Categories → Causal Wizard Concept , Graph , Data , Variables , Study Design
A data dimension refers to a specific attribute or feature of a dataset. In Causal Wizard, a Column of the data file.
In statistics and machine learning, a data dimension refers to a specific attribute or feature of a dataset that captures a certain aspect of the data. For example, in a dataset of student grades, the dimensions could include attributes such as the student's name, age, test scores, attendance, and so on.
In Causal Inference, these attributes can be modelled as Variables. In Causal Wizard, it is assumed that these attributes are the columns of your data file.

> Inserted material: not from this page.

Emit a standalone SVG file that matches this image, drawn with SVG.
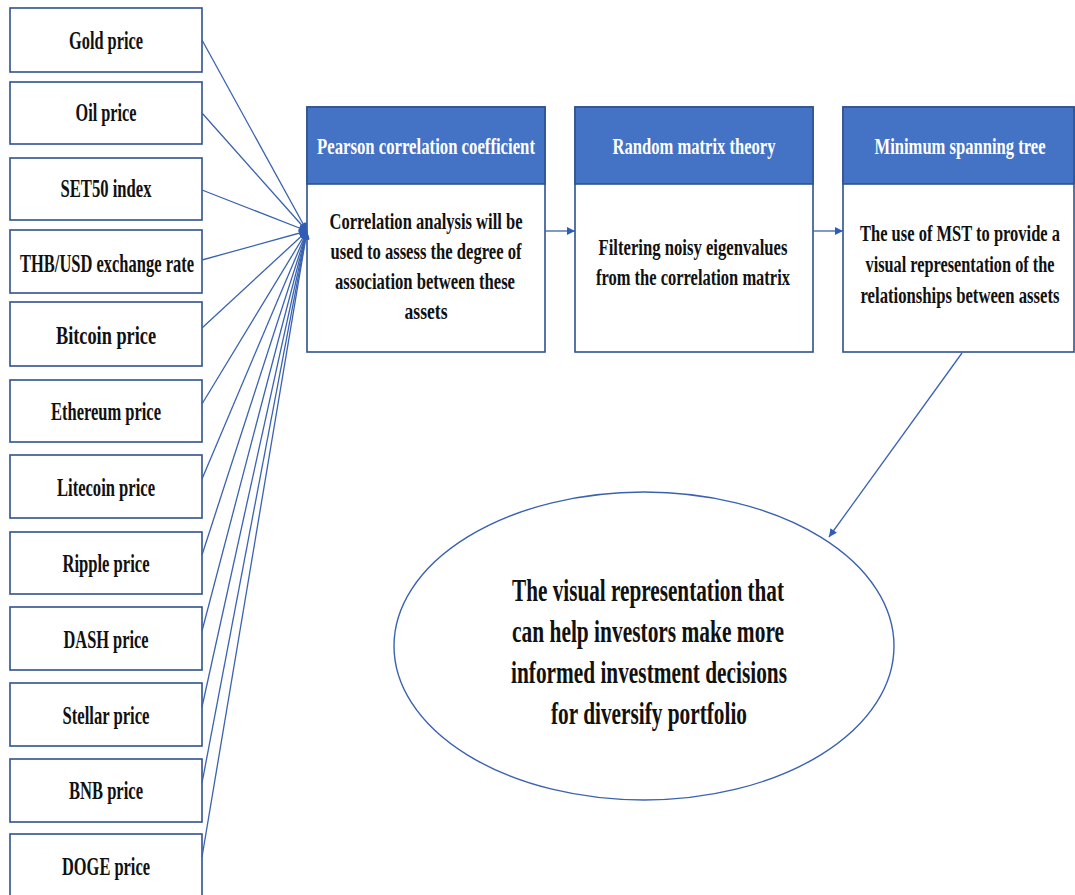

The number of dimensions in a dataset is determined by the number of attributes or features that are being considered. Each dimension adds another axis to the dataset, allowing for more complex analysis and modeling. In machine learning, the number of dimensions in a dataset is also known as the dataset's feature space, or dimensionality.
The concept of data dimensionality is important because it can affect the accuracy and efficiency of machine learning algorithms. As the number of dimensions in a dataset increases, the amount of data (samples) required to accurately represent the dataset also increases, which can lead to the "curse of dimensionality" - a phenomenon where the amount of data required grows exponentially with the number of dimensions. To avoid this, it's important to carefully select and preprocess the dimensions in a dataset to ensure that the resulting feature space is manageable and informative for machine learning algorithms. This process is known as dimensionality reduction.